J’en veux pour preuve que depuis plusieurs années maintenant,  la terre entière est influencée par les riders français comme Alex Jumelin, Matthias Dandois ou Raphaël Chiquet qui servent de modèles pour tous les riders du monde. Chacun vient ensuite apporter quelque chose de nouveau mais la base reste le style français en ce moment, et c’est assez cool et amplement mérité.  Mais qui a gagné le championnat du monde officiel de la fédé cette année ? Le tchèque Dominik Nekolny qui se contente essentiellement de reproduire les idées de Martti Kuoppa et Viki Gomez en les poussant à leur paroxysme mais sans la moindre originalité. Tout est basé sur la réussite alors que ceux qui avaient utilisé leur cerveau se retrouvent derrière.
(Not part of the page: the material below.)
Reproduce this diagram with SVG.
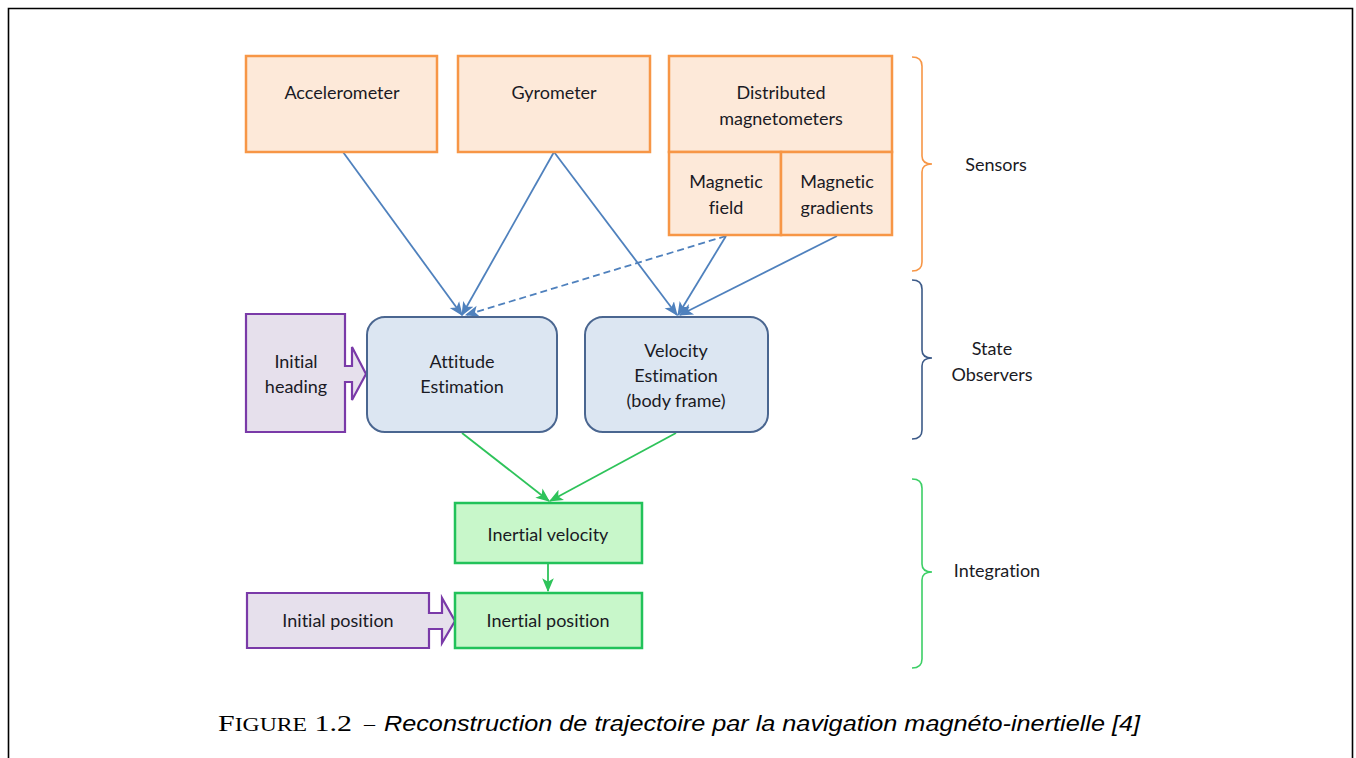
<svg xmlns="http://www.w3.org/2000/svg" width="1356" height="758" viewBox="0 0 1356 758">
<style>
.t{font-family:Lato,"Open Sans","Liberation Sans",sans-serif;font-size:18px;fill:#1a1a24;text-anchor:middle;font-variant-ligatures:none}
.sens{fill:#fde9d9;stroke:#f79646;stroke-width:2.5}
.obs{fill:#dce6f2;stroke:#4a6690;stroke-width:2}
.init{fill:#e6e0ec;stroke:#7a3aa8;stroke-width:2.2}
.integ{fill:#c8f7ca;stroke:#22c25a;stroke-width:2.5}
.blue{stroke:#4f81bd;stroke-width:1.8;fill:none;marker-end:url(#ab)}
.green{stroke:#2ec35a;stroke-width:1.8;fill:none;marker-end:url(#ag)}
.brace{fill:none;stroke-width:1.6}
</style>
<defs>
<marker id="ab" markerUnits="userSpaceOnUse" markerWidth="14" markerHeight="14" viewBox="0 0 12 12" refX="11" refY="6" orient="auto">
<path d="M0,1 L12,6 L0,11 L3,6 z" fill="#4f81bd"/>
</marker>
<marker id="ag" markerUnits="userSpaceOnUse" markerWidth="14" markerHeight="14" viewBox="0 0 12 12" refX="11" refY="6" orient="auto">
<path d="M0,1 L12,6 L0,11 L3,6 z" fill="#2ec35a"/>
</marker>
</defs>
<rect x="0" y="0" width="1356" height="758" fill="#ffffff"/>
<path d="M8.5,760 L8.5,8.5 L1352.5,8.5 L1352.5,760" fill="none" stroke="#000" stroke-width="1.6"/>

<g id="connectors">
<line class="blue" x1="343" y1="152" x2="462" y2="315"/>
<line class="blue" x1="554" y1="152" x2="462" y2="315"/>
<line class="blue" x1="554" y1="152" x2="677" y2="315"/>
<line class="blue" x1="726" y1="236" x2="466" y2="315" stroke-dasharray="7,4"/>
<line class="blue" x1="726" y1="236" x2="678" y2="315"/>
<line class="blue" x1="837" y1="236" x2="680" y2="315"/>
<line class="green" x1="462" y1="433" x2="549" y2="501"/>
<line class="green" x1="676" y1="433" x2="550" y2="501"/>
<line class="green" x1="548" y1="564" x2="548" y2="591"/>
</g>

<g id="accelerometer">
<rect class="sens" x="246" y="56" width="191" height="96"/>
<text class="t" x="342" y="99">Accelerometer</text>
</g>
<g id="gyrometer">
<rect class="sens" x="458" y="56" width="192" height="96"/>
<text class="t" x="554" y="99">Gyrometer</text>
</g>
<g id="distributed-magnetometers">
<rect class="sens" x="669" y="56" width="223" height="96"/>
<text class="t" x="781" y="99">Distributed</text>
<text class="t" x="781" y="125">magnetometers</text>
</g>
<g id="magnetic-field">
<rect class="sens" x="669" y="152" width="112" height="83"/>
<text class="t" x="726" y="188">Magnetic</text>
<text class="t" x="726" y="214">field</text>
</g>
<g id="magnetic-gradients">
<rect class="sens" x="781" y="152" width="111" height="83"/>
<text class="t" x="837" y="188">Magnetic</text>
<text class="t" x="837" y="214">gradients</text>
</g>

<g id="initial-heading">
<path class="init" d="M246,314 L345,314 L345,366 L352,366 L352,347 L366,374 L352,400 L352,382 L345,382 L345,432 L246,432 Z"/>
<text class="t" x="296" y="368">Initial</text>
<text class="t" x="296" y="393">heading</text>
</g>
<g id="attitude-estimation">
<rect class="obs" x="367" y="317" width="190" height="115" rx="18"/>
<text class="t" x="462" y="368">Attitude</text>
<text class="t" x="462" y="393">Estimation</text>
</g>
<g id="velocity-estimation">
<rect class="obs" x="585" y="317" width="183" height="115" rx="18"/>
<text class="t" x="676" y="357">Velocity</text>
<text class="t" x="676" y="382">Estimation</text>
<text class="t" x="676" y="407">(body frame)</text>
</g>

<g id="inertial-velocity">
<rect class="integ" x="455" y="503" width="187" height="60"/>
<text class="t" x="548" y="541">Inertial velocity</text>
</g>
<g id="initial-position">
<path class="init" d="M247,593 L429,593 L429,613 L442,613 L442,598 L455,621 L442,643 L442,629 L429,629 L429,648 L247,648 Z"/>
<text class="t" x="338" y="627">Initial position</text>
</g>
<g id="inertial-position">
<rect class="integ" x="455" y="593" width="187" height="55"/>
<text class="t" x="548" y="627">Inertial position</text>
</g>

<g id="sensors-brace">
<path class="brace" stroke="#f79646" d="M912,57 Q922,57 922,66 L922,156 Q922,164 932,164 Q922,164 922,172 L922,262 Q922,271 912,271"/>
<text class="t" x="996" y="171">Sensors</text>
</g>
<g id="observers-brace">
<path class="brace" stroke="#3c5a88" d="M912,280 Q922,280 922,289 L922,350 Q922,358 932,358 Q922,358 922,366 L922,430 Q922,439 912,439"/>
<text class="t" x="992" y="355">State</text>
<text class="t" x="992" y="381">Observers</text>
</g>
<g id="integration-brace">
<path class="brace" stroke="#3ccf66" d="M912,479 Q922,479 922,488 L922,564 Q922,572 932,572 Q922,572 922,580 L922,659 Q922,668 912,668"/>
<text class="t" x="997" y="577">Integration</text>
</g>

<g id="caption">
<text x="218" y="731" font-family="Liberation Serif, serif" font-size="24" fill="#000" textLength="134" lengthAdjust="spacingAndGlyphs">F<tspan font-size="19">IGURE</tspan> 1.2</text>
<text x="364" y="731" font-family="Liberation Serif, serif" font-size="22" fill="#000">–</text>
<text x="384" y="731" font-family="Liberation Sans, sans-serif" font-style="italic" font-size="21.5" fill="#000" textLength="756" lengthAdjust="spacingAndGlyphs">Reconstruction de trajectoire par la navigation magnéto-inertielle [4]</text>
</g>
</svg>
Dom est un excellent rider et son run est absolument fantastique c’est certain mais cette évolution ne va pas dans le bon sens selon moi. Il faut continuer à privilégier les idées pour que ce sport avance. J’observe le BMX Flat depuis plus de trente ans et pour la première fois, j’ai un mauvais pressentiment sur son avenir. On se dirige vers l’uniformisation au lieu de mettre en avant ce qui en faisait sa richesse et substantifique moelle.
On peut rêver qu’Alex Jumelin prennent un jour les rennes de la FFC pour qu’on retrouve l’âme de notre passion mais en attendant, on étouffe le coté innovant de ce sport en tentant de le contrôler.  Le patinage artistique n’est plus vraiment artistique et le BMX prendrait-il le même chemin ? On verra bien mais je suis quand même persuadé que le flat a encore de beaux jours devant lui même si on est loin de l’effervescence créative des années 80.

On dit que la créativité c’est le début de la liberté. Et la liberté est principalement le fondement même du sport Freestyle. Alors ne perdons pas cela. Continuons d’inventer et de faire de ce sport un véritable art au sens le plus noble.